(Collected data entries)
- - -

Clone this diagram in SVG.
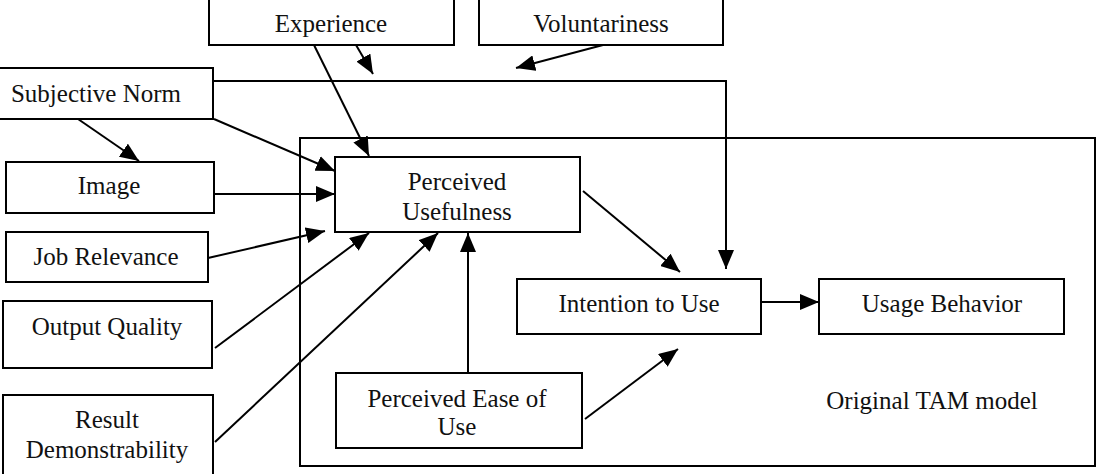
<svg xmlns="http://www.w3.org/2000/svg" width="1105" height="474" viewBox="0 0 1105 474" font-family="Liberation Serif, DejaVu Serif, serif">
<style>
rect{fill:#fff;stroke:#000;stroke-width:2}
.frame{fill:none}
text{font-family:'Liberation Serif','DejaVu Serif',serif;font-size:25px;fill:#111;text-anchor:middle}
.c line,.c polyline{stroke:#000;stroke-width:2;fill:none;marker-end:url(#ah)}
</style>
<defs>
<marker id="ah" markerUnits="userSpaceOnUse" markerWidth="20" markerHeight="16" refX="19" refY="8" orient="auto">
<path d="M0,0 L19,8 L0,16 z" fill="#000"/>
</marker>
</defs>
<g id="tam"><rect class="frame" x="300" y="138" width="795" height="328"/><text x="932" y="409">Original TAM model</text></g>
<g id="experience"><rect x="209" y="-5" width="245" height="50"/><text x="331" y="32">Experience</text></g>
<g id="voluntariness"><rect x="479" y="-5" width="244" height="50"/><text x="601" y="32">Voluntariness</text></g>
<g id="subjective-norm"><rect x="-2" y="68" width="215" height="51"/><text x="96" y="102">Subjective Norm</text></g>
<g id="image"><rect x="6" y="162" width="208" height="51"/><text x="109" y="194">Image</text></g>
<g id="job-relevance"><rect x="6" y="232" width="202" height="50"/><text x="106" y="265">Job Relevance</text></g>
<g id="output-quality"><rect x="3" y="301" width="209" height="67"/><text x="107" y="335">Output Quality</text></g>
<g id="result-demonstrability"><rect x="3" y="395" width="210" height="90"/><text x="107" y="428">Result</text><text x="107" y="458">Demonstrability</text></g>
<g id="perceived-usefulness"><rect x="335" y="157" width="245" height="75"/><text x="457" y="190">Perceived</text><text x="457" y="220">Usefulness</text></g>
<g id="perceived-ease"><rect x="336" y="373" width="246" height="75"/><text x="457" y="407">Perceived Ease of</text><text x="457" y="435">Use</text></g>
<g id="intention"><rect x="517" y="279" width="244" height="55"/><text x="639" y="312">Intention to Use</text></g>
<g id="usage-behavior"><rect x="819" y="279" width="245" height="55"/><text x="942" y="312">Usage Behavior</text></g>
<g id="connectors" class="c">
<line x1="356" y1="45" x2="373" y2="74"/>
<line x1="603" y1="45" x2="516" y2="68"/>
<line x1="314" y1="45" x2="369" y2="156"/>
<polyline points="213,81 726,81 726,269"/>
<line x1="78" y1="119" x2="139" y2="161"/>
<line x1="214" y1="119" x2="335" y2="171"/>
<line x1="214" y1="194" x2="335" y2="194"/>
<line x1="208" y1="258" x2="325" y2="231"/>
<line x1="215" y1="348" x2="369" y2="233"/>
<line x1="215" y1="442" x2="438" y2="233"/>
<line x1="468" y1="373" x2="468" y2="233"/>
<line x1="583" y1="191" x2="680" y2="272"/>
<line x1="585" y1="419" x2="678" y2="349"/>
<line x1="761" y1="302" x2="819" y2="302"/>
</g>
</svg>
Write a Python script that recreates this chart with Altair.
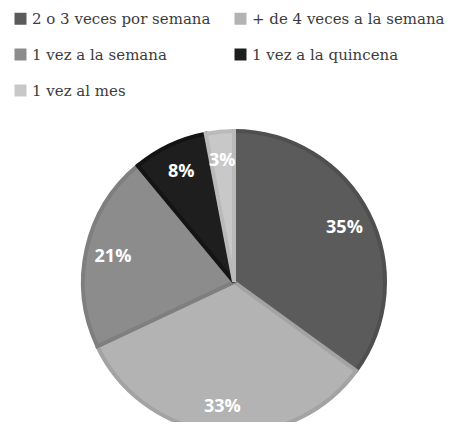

- - -

_Problem description_
Return each line of the data, keeping its wording exact and omitting pictures.

_Response to the exercise_
Clone this diagram in SVG.
<svg xmlns="http://www.w3.org/2000/svg" width="1105" height="474" viewBox="0 0 1105 474" font-family="Liberation Serif, DejaVu Serif, serif">
<style>
rect{fill:#fff;stroke:#000;stroke-width:2}
.frame{fill:none}
text{font-family:'Liberation Serif','DejaVu Serif',serif;font-size:25px;fill:#111;text-anchor:middle}
.c line,.c polyline{stroke:#000;stroke-width:2;fill:none;marker-end:url(#ah)}
</style>
<defs>
<marker id="ah" markerUnits="userSpaceOnUse" markerWidth="20" markerHeight="16" refX="19" refY="8" orient="auto">
<path d="M0,0 L19,8 L0,16 z" fill="#000"/>
</marker>
</defs>
<g id="tam"><rect class="frame" x="300" y="138" width="795" height="328"/><text x="932" y="409">Original TAM model</text></g>
<g id="experience"><rect x="209" y="-5" width="245" height="50"/><text x="331" y="32">Experience</text></g>
<g id="voluntariness"><rect x="479" y="-5" width="244" height="50"/><text x="601" y="32">Voluntariness</text></g>
<g id="subjective-norm"><rect x="-2" y="68" width="215" height="51"/><text x="96" y="102">Subjective Norm</text></g>
<g id="image"><rect x="6" y="162" width="208" height="51"/><text x="109" y="194">Image</text></g>
<g id="job-relevance"><rect x="6" y="232" width="202" height="50"/><text x="106" y="265">Job Relevance</text></g>
<g id="output-quality"><rect x="3" y="301" width="209" height="67"/><text x="107" y="335">Output Quality</text></g>
<g id="result-demonstrability"><rect x="3" y="395" width="210" height="90"/><text x="107" y="428">Result</text><text x="107" y="458">Demonstrability</text></g>
<g id="perceived-usefulness"><rect x="335" y="157" width="245" height="75"/><text x="457" y="190">Perceived</text><text x="457" y="220">Usefulness</text></g>
<g id="perceived-ease"><rect x="336" y="373" width="246" height="75"/><text x="457" y="407">Perceived Ease of</text><text x="457" y="435">Use</text></g>
<g id="intention"><rect x="517" y="279" width="244" height="55"/><text x="639" y="312">Intention to Use</text></g>
<g id="usage-behavior"><rect x="819" y="279" width="245" height="55"/><text x="942" y="312">Usage Behavior</text></g>
<g id="connectors" class="c">
<line x1="356" y1="45" x2="373" y2="74"/>
<line x1="603" y1="45" x2="516" y2="68"/>
<line x1="314" y1="45" x2="369" y2="156"/>
<polyline points="213,81 726,81 726,269"/>
<line x1="78" y1="119" x2="139" y2="161"/>
<line x1="214" y1="119" x2="335" y2="171"/>
<line x1="214" y1="194" x2="335" y2="194"/>
<line x1="208" y1="258" x2="325" y2="231"/>
<line x1="215" y1="348" x2="369" y2="233"/>
<line x1="215" y1="442" x2="438" y2="233"/>
<line x1="468" y1="373" x2="468" y2="233"/>
<line x1="583" y1="191" x2="680" y2="272"/>
<line x1="585" y1="419" x2="678" y2="349"/>
<line x1="761" y1="302" x2="819" y2="302"/>
</g>
</svg>
Write a Python script that recreates this chart with Altair.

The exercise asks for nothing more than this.